When the rest of the US changed to lighter more healthy foods and portions, Jersey did not. My husband, who is 57 and who was born in NYC and spent most of his life in New Jersey, still has the eating preferences of a seven year-old -- macaroni & cheese, hot dogs, hamburgers, bowls of spaghetti and a loaf of bread. He is also -- no big surprise -- borderline type-two diabetic. And the only reason that he is only "borderline" is me & his move to CA.
The other thing that contributes to fat Jersey-ites is that often times, with working mothers and ridiculous commute times, few women (or men) cook regularly. I worked with several women, who had husbands and children, who didn't even know how to cook!

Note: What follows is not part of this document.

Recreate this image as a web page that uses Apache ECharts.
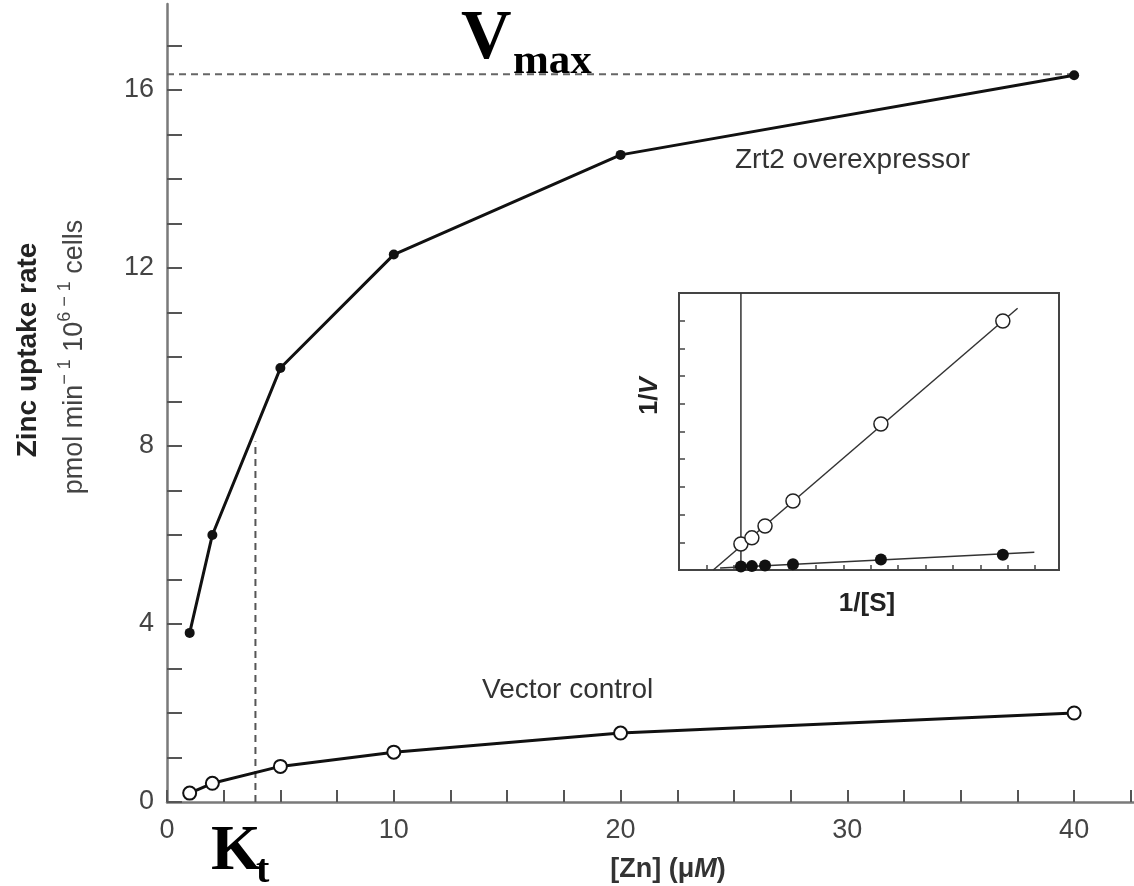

My stepdaughter is one of those women -- a prominent attorney, married with two sons and no one in the house cooks. The whole family, including the two kids, are somewhere between overweight and obese because its is all eating out, or fast foods or snacking on chips instead of eating real meals. Eating homecooked foods is reserved for special ocassions at some Italian relative's house when the portions are huge and the foods are literally "special occasion" foods -- but the kids don't know that.
My take on it is that Jersey's weight problems are cultural, not just medical. And only a real cultural shift is going to change that, not some government office of "The Fat Police"!
I hear ya.
Interesting take on the whole issue. Sometimes when you live in a place or do something for so long, you start to think it is normal. I thought that pork sausage pizza was common around the country. Now I know that it is not. Thank you. As a kid, I couldn't gain weight no matter how hard I tried. I was scrawny. I took Joe Weider weight gainer shakes, worked out at Gold's Gym for two hours a day to try to beat the horribly disease of scrawniness. This was back in the 80's.
As an adult I am now cursed with a muscular lean physique that I will have to live with for the rest of my life.
But think for a second about that last paragraph of your post. Cultural shift = Social Engineering. People should indeed eat less and excercize more. Nobody debates that.
I won't demand that the Gubmint make you and everyone else go through my rigorous workout regimen. No action is truly legitimate unless it is done voluntarily. I do it because I love it and I want to. Not because the Gubmint tells me to.
And that goes for Gubmint efforts to coerce people to get with the collectivist program to stop drinking, stop eating fries and stop smoking for the common good. It's none of the Gubmint's f'ing business what free citizens do.
"Your body belongs to the state. Your body belongs to the Fuhrer. Health is not a private matter."
---Nazi Socialist Party slogan
That’s the progress/Socialism/Collectivism that those sneaky little liberal “Progressives” are talking about.
Liberal progressives are miserable people. They won’t be happy until everyone else is as miserable as them.
At which point, conservatives and libertarians become the “progressives” I guess.
Eric,
You are right, of course. One’s body — like one’s mind — is and should be one’s own. And when you had a problem you fixed it, as it should be — and as I did when I recognized that what I was doing wasn’t working for me.
By “cultural shift”, I did not mean “social engineering”. Social engineering is when others think for you and tell you what you must do. It’s none of the government’s business how much you or I weigh — or what we eat.
However, having said that, what you heard was a sociological term from my education in Behavioral Science.
It is one thing to study human behavior in groups which is what sociology is — and that I do believe in. It is another thing for the government to play Big Brother in solving what they believe to be “society’s ills” by using social engineering methodology.
None of us should ever have to be some social engineer’s lab rat!